There is one potential candidate who travels in the eye of such a storm, and she’s about to release what could be a campaign video. Of course it’s exciting, and not just to her supporters, judging by how many liberals claim they can’t wait to run Obama against her. “Maybe” has a powerful allure, which can be tricky to preserve when it evolves into “yes.”
Only one person gets to be last season’s lightning-rod vice-presidential nominee, so comparisons between the Palin maybe-campaign and others are difficult to draw. The lesson I would recommend other candidates learn from Palin, even if she decides not to enter the race, is her knack for expressing complex issues in accessible and memorable ways. This is not easy to do. Only the master of a topic can become a good teacher, by making it simple. Poetry is a talent, as well as a skill.
Everyone’s favorite Palin example is her “death panels” comment. Its power only increases when liberals go into a frenzy and attack her for saying it. It is firmly based in an essential truth about government control and rationing. The Democrat defenses against it are far more damaging to ObamaCare than the comment itself was, because they quickly devolve into hair-splitting about her use of the word “death”… and the public can’t help but think those are some mighty thin hairs.
By contrast, Tim Pawlenty has an example he likes to use when illustrating the waste and inefficiency of government programs, as opposed to free people paying for their own services. He likens it to a wedding with both a cash bar and an open bar, and asks where the sloppy drunks are more likely to be found.
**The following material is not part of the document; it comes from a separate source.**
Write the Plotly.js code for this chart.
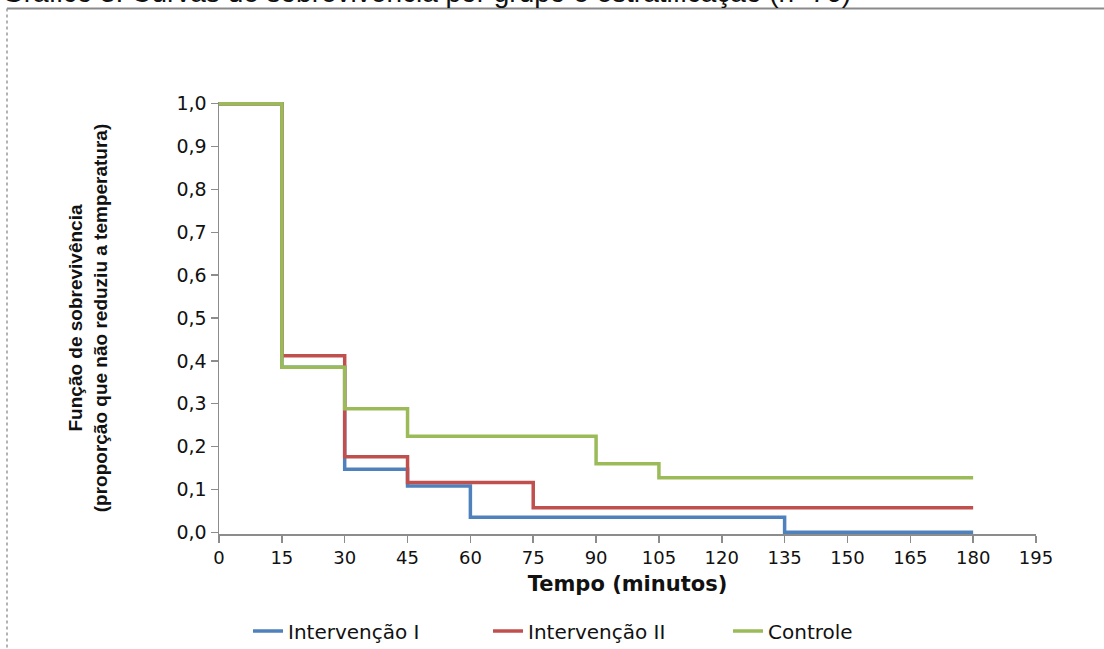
<!DOCTYPE html>
<html>
<head>
<meta charset="utf-8">
<script src="https://cdn.plot.ly/plotly-3.0.1.min.js"></script>
<style>html,body{margin:0;padding:0;background:#fff;}#chart{width:1104px;height:649px;}</style>
</head>
<body>
<div id="chart"></div>
<script>
// Data
const seriesNames = ["Intervenção I", "Intervenção II", "Controle"];
const xInterv1 = [0, 15, 30, 45, 60, 135, 180];
const yInterv1 = [1.0, 0.385, 0.147, 0.108, 0.035, 0.0, 0.0];
const xInterv2 = [0, 15, 30, 45, 75, 180];
const yInterv2 = [1.0, 0.412, 0.176, 0.116, 0.057, 0.057];
const xControle = [0, 15, 30, 45, 90, 105, 180];
const yControle = [1.0, 0.385, 0.288, 0.224, 0.160, 0.127, 0.127];
const xTicks = [0, 15, 30, 45, 60, 75, 90, 105, 120, 135, 150, 165, 180, 195];
const yTicks = [0, 0.1, 0.2, 0.3, 0.4, 0.5, 0.6, 0.7, 0.8, 0.9, 1.0];
const colors = ["#4F81BD", "#C0504D", "#9BBB59"];

const font = "Liberation Sans, Arial, sans-serif";
const wide = "DejaVu Sans, Verdana, sans-serif";
const xs = [xInterv1, xInterv2, xControle];
const ys = [yInterv1, yInterv2, yControle];
const traces = seriesNames.map((n, i) => ({
  type: "scatter", mode: "lines", name: n,
  x: xs[i], y: ys[i],
  line: {shape: "hv", color: colors[i], width: 3.5}
}));

// plot area in pixels: left 219, right 1036, top 103, bottom 533
const L = 219, R = 1036, T = 103, B = 533, W = 1104, H = 649;
const px = p => (p - L) / (R - L);
const py = p => (B - p) / (B - T);

const layout = {
  width: W, height: H,
  margin: {l: L, r: W - R, t: T - 1, b: H - B - 1},
  paper_bgcolor: "#fff", plot_bgcolor: "#fff",
  separators: ",.",
  font: {family: font, color: "#111", size: 16},
  showlegend: true,
  legend: {orientation: "h", xref: "container", yref: "container",
           x: 248 / W, xanchor: "left", y: 1 - 631 / H, yanchor: "middle",
           entrywidth: 195, entrywidthmode: "pixels",
           font: {size: 20, family: wide, color: "#111"}, traceorder: "normal", bgcolor: "rgba(0,0,0,0)"},
  xaxis: {range: [0, 195], tickvals: xTicks, ticktext: xTicks.map(String),
          showgrid: false, zeroline: false, showline: true, linecolor: "#8c8c8c", linewidth: 1.5,
          ticks: "outside", ticklen: 7, tickcolor: "#8c8c8c", tickwidth: 1.5,
          tickfont: {size: 18, family: wide, color: "#111"},
          title: {text: "<b>Tempo (minutos)</b>", font: {size: 21, family: wide, color: "#111"}, standoff: 9}},
  yaxis: {range: [-0.004, 1.004], tickvals: yTicks, tickformat: ".1f",
          showgrid: false, zeroline: false, showline: true, linecolor: "#8c8c8c", linewidth: 1.5,
          ticks: "outside", ticklen: 7, tickcolor: "#8c8c8c", tickwidth: 1.5,
          tickfont: {size: 19, family: wide, color: "#111"},
          title: {text: "<b>Função de sobrevivência<br>(proporção que não reduziu a temperatura)</b>",
                  font: {size: 19, family: font, color: "#111"}, standoff: 64}},
  shapes: [
    {type: "line", xref: "paper", yref: "paper", x0: px(7), x1: px(1110), y0: py(10), y1: py(10),
     line: {color: "#8a8a8a", width: 2}},
    {type: "line", xref: "paper", yref: "paper", x0: px(7), x1: px(7), y0: py(10), y1: py(660),
     line: {color: "#9a9a9a", width: 1.5, dash: "dot"}}
  ],
  annotations: [
    {xref: "paper", yref: "paper", x: px(0), y: py(11), xanchor: "left", yanchor: "bottom",
     text: "Gráfico 3. Curvas de sobrevivência por grupo e estratificação (n=76)", showarrow: false,
     font: {size: 28, family: font, color: "#111"}}
  ]
};

Plotly.newPlot("chart", traces, layout, {displayModeBar: false, staticPlot: true});
</script>
</body>
</html>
He’s got the right idea, and his point is valid, but it’s just a little too… obvious. He’ll need to cut a bit deeper into socialism to deliver a mortal wound.
It’s easier to do what Palin does when the candidate speaks from a comprehensive philosophy. As each subject is addressed, a new facet of the complete whole is revealed. This avoids the need for a lot of backpedaling and clarification when you Meet The Press.
It also helps to understand the passion, and fury, of the opposition. Palin receives frequent lessons in that, as liberal websites self-destruct in their eagerness to run frothing, hateful attacks… on her 3-year-old son. Let every Republican candidate take the full measure of a philosophy that would stoop so low to hoard what it has already taken from the American people.
Every candidate is wise to study the strengths of both opponents and competitors. Study what Barack Obama did to get elected, not just what the media did for him. Watch Donald Trump work a crowd, and measure the enormous energy flowing back and forth between speaker and audience. Read and understand the many things Newt Gingrich has written.
And by all means, observe the excitement Sarah Palin generates when a producer announces he will soon release a film that might indicate she is perhaps thinking more strongly about a possible presidential run.
Whatever they might think of her policy positions or political history, the current state of Sarah is a good place for any candidate to be… because every one of them needs a lot of people looking forward to their next move.
Update: Corrected phrasing in the last paragraph to reflect that Palin is the subject of The Undefeated, not its producer. Thanks to hrh40 for pointing this out!
Update: Palin has just announced a "One Nation Tour," in which she will visit "historical sites that were key to the formation, survival, and growth of the United States of America" in a snappy bus that has a giant map of all fifty states painted on the back. I can't help but see this as significant, but maybe I'm reading too much into it.